══ ENTRIES ══
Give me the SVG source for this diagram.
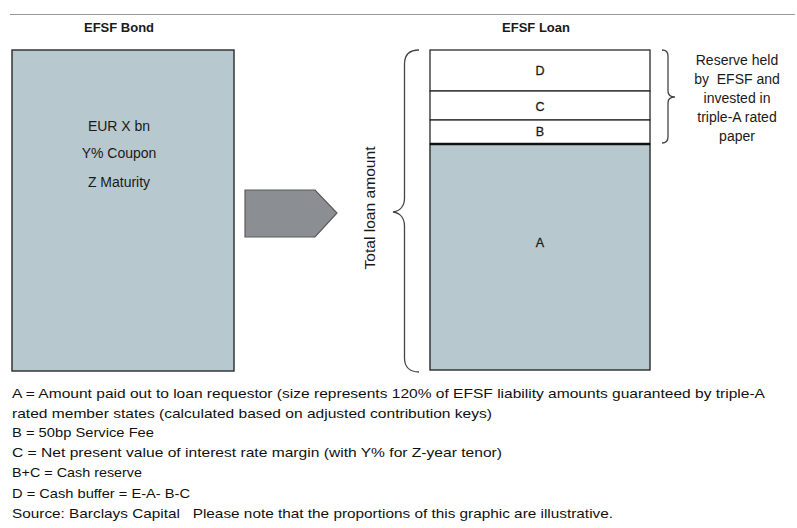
<svg xmlns="http://www.w3.org/2000/svg" width="797" height="528" viewBox="0 0 797 528">
  <style>
    .hdr { font-family: "Liberation Sans", Arial, sans-serif; font-size: 13px; font-weight: bold; fill: #1a1a1a; text-anchor: middle; }
    .lbl { font-family: "Liberation Sans", Arial, sans-serif; font-size: 14px; fill: #1a1a1a; text-anchor: middle; }
    .seg { font-family: "Liberation Sans", Arial, sans-serif; font-size: 12.5px; fill: #1a1a1a; text-anchor: middle; stroke: #1a1a1a; stroke-width: 0.3; }
    .note { font-family: "Liberation Sans", Arial, sans-serif; font-size: 13.5px; fill: #111; }
    .box { fill: #b7c8ce; stroke: #2a2a2a; stroke-width: 1.4; }
    .white { fill: #ffffff; stroke: #2a2a2a; stroke-width: 1.3; }
    .brace { fill: none; stroke: #444; stroke-width: 1.3; }
  </style>
  <rect x="0" y="0" width="797" height="528" fill="#ffffff"/>
  <line x1="10" y1="14.5" x2="795" y2="14.5" stroke="#9a9a9a" stroke-width="1.2"/>
  <text class="hdr" x="119" y="32">EFSF Bond</text>
  <text class="hdr" x="536" y="32">EFSF Loan</text>

  <g id="bond">
    <rect class="box" x="12" y="50" width="222" height="321"/>
    <text class="lbl" x="119" y="131">EUR X bn</text>
    <text class="lbl" x="119" y="158">Y% Coupon</text>
    <text class="lbl" x="119" y="187">Z Maturity</text>
  </g>

  <g id="loan">
    <rect class="white" x="430" y="50" width="220" height="41"/>
    <rect class="white" x="430" y="91" width="220" height="29"/>
    <rect class="white" x="430" y="120" width="220" height="24"/>
    <rect class="box" x="430" y="144" width="220" height="226"/>
    <line x1="430" y1="144" x2="650" y2="144" stroke="#111" stroke-width="2.6"/>
    <text class="seg" x="540" y="75">D</text>
    <text class="seg" x="540" y="111">C</text>
    <text class="seg" x="540" y="136">B</text>
    <text class="seg" x="540" y="247">A</text>
  </g>

  <g id="total-brace">
    <path class="brace" d="M 419 50 C 410 50 404.5 54 404.5 64 L 404.5 198 C 404.5 206 400 211 393 212 C 400 213 404.5 218 404.5 226 L 404.5 358 C 404.5 367 410 372 419 372"/>
    <text class="lbl" x="375" y="208" transform="rotate(-90 375 208)" textLength="123" lengthAdjust="spacingAndGlyphs">Total loan amount</text>
  </g>

  <g id="reserve-brace">
    <path class="brace" d="M 662 50 C 666 50 668 52 668 56 L 668 91 C 668 94 670 97 675 97 C 670 97 668 100 668 103 L 668 137 C 668 141 666 143 662 143"/>
    <text class="lbl" x="737" y="65">Reserve held</text>
    <text class="lbl" x="737" y="84">by&#160; EFSF and</text>
    <text class="lbl" x="737" y="103">invested in</text>
    <text class="lbl" x="737" y="122">triple-A rated</text>
    <text class="lbl" x="737" y="141">paper</text>
  </g>

  <g id="connectors">
    <polygon points="245,190 315,190 337,213 315,237 245,237" fill="#8b8f94" stroke="#5a5a5a" stroke-width="1.2"/>
  </g>

  <g id="notes">
    <text class="note" x="12" y="398" textLength="753" lengthAdjust="spacingAndGlyphs">A = Amount paid out to loan requestor (size represents 120% of EFSF liability amounts guaranteed by triple-A</text>
    <text class="note" x="12" y="418" textLength="480" lengthAdjust="spacingAndGlyphs">rated member states (calculated based on adjusted contribution keys)</text>
    <text class="note" x="12" y="437" textLength="142" lengthAdjust="spacingAndGlyphs">B = 50bp Service Fee</text>
    <text class="note" x="12" y="457" textLength="490" lengthAdjust="spacingAndGlyphs">C = Net present value of interest rate margin (with Y% for Z-year tenor)</text>
    <text class="note" x="12" y="477" textLength="130" lengthAdjust="spacingAndGlyphs">B+C = Cash reserve</text>
    <text class="note" x="12" y="498" textLength="178" lengthAdjust="spacingAndGlyphs">D = Cash buffer = E-A- B-C</text>
    <text class="note" x="12" y="518" textLength="601" lengthAdjust="spacingAndGlyphs">Source: Barclays Capital&#160;&#160; Please note that the proportions of this graphic are illustrative.</text>
  </g>
</svg>
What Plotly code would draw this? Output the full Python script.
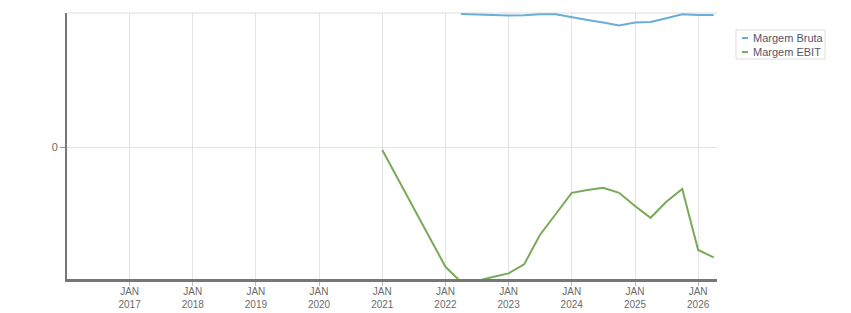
import plotly.graph_objects as go

quarters = ["2021-01-01", "2021-04-01", "2021-07-01", "2021-10-01",
            "2022-01-01", "2022-04-01", "2022-07-01", "2022-10-01",
            "2023-01-01", "2023-04-01", "2023-07-01", "2023-10-01",
            "2024-01-01", "2024-04-01", "2024-07-01", "2024-10-01",
            "2025-01-01", "2025-04-01", "2025-07-01", "2025-10-01",
            "2026-01-01", "2026-04-01"]

bruta_dates = quarters[5:]
margem_bruta = [66.5, 66.2, 65.7, 65.7, 65.9, 66.4, 66.4, 64.8, 63.5, 62.2, 60.7,
                62.2, 62.5, 64.4, 66.4, 66.0, 66.0]

ebit_dates = ["2021-01-01", "2022-01-01"] + quarters[5:]
margem_ebit = [-1.5, -59.9, -67.5, -67.0, -65.0, -63.2, -58.7, -44.0, -33.5, -22.9,
               -21.5, -20.4, -22.9, -29.5, -35.4, -27.4, -21.0, -51.5, -55.2]

series_names = ["Margem Bruta", "Margem EBIT"]
series_colors = ["#6aaed6", "#79aa5a"]

tick_years = list(range(2017, 2027))
tick_vals = [f"{y}-01-01" for y in tick_years]
tick_text = [f"JAN<br>{y}" for y in tick_years]

fig = go.Figure()
fig.add_trace(go.Scatter(x=bruta_dates, y=margem_bruta, mode="lines", name=series_names[0],
                         line=dict(color=series_colors[0], width=2)))
fig.add_trace(go.Scatter(x=ebit_dates, y=margem_ebit, mode="lines", name=series_names[1],
                         line=dict(color=series_colors[1], width=2)))

fig.update_layout(
    width=851, height=313,
    margin=dict(l=67, r=134, t=13, b=34),
    paper_bgcolor="white", plot_bgcolor="white",
    font=dict(family="Liberation Sans, Arial, sans-serif", size=10, color="#666666"),
    showlegend=False,
)
fig.update_xaxes(
    range=["2016-01-05", "2026-04-20"],
    tickvals=tick_vals, ticktext=tick_text,
    showgrid=True, gridcolor="#e3e3e3", gridwidth=1,
    showline=True, linecolor="#777777", linewidth=3,
    ticks="outside", ticklen=4, tickcolor="#bbbbbb",
    tickfont=dict(size=10, color="#6b6b6b"),
    ticklabelstandoff=-3,
    zeroline=False, automargin=False,
)
fig.update_yaxes(
    range=[-66, 67],
    tickvals=[0], ticktext=["0"],
    showgrid=True, gridcolor="#e3e3e3", gridwidth=1,
    showline=True, linecolor="#777777", linewidth=2,
    ticks="outside", ticklen=5, tickcolor="#999999",
    tickfont=dict(size=11, color="#6b6b6b"),
    zeroline=False, automargin=False,
)
fig.add_shape(type="line", xref="paper", yref="paper", x0=0, x1=1, y0=1, y1=1,
              line=dict(color="#dddddd", width=1), layer="below")

# compact legend box
fig.add_shape(type="rect", xref="paper", yref="paper", x0=1.0292, x1=1.1662, y0=0.827, y1=0.936,
              line=dict(color="#dddddd", width=1), fillcolor="white")
legend_y = [0.906, 0.853]
for name, color, ly in zip(series_names, series_colors, legend_y):
    fig.add_shape(type="line", xref="paper", yref="paper", x0=1.0385, x1=1.0477, y0=ly, y1=ly,
                  line=dict(color=color, width=2))
    fig.add_annotation(xref="paper", yref="paper", x=1.0523, y=ly, text=name, showarrow=False,
                       xanchor="left", yanchor="middle", font=dict(size=11, color="#555566"))

fig.write_html("out.html")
═══
Copy out exactly the material that runs from the line with "What Plotly code" to the line with "line=dict(color=series_colors[1], width=2)))", ends included, and leave the pictures behind.

What Plotly code would draw this? Output the full Python script.
import plotly.graph_objects as go

quarters = ["2021-01-01", "2021-04-01", "2021-07-01", "2021-10-01",
            "2022-01-01", "2022-04-01", "2022-07-01", "2022-10-01",
            "2023-01-01", "2023-04-01", "2023-07-01", "2023-10-01",
            "2024-01-01", "2024-04-01", "2024-07-01", "2024-10-01",
            "2025-01-01", "2025-04-01", "2025-07-01", "2025-10-01",
            "2026-01-01", "2026-04-01"]

bruta_dates = quarters[5:]
margem_bruta = [66.5, 66.2, 65.7, 65.7, 65.9, 66.4, 66.4, 64.8, 63.5, 62.2, 60.7,
                62.2, 62.5, 64.4, 66.4, 66.0, 66.0]

ebit_dates = ["2021-01-01", "2022-01-01"] + quarters[5:]
margem_ebit = [-1.5, -59.9, -67.5, -67.0, -65.0, -63.2, -58.7, -44.0, -33.5, -22.9,
               -21.5, -20.4, -22.9, -29.5, -35.4, -27.4, -21.0, -51.5, -55.2]

series_names = ["Margem Bruta", "Margem EBIT"]
series_colors = ["#6aaed6", "#79aa5a"]

tick_years = list(range(2017, 2027))
tick_vals = [f"{y}-01-01" for y in tick_years]
tick_text = [f"JAN<br>{y}" for y in tick_years]

fig = go.Figure()
fig.add_trace(go.Scatter(x=bruta_dates, y=margem_bruta, mode="lines", name=series_names[0],
                         line=dict(color=series_colors[0], width=2)))
fig.add_trace(go.Scatter(x=ebit_dates, y=margem_ebit, mode="lines", name=series_names[1],
                         line=dict(color=series_colors[1], width=2)))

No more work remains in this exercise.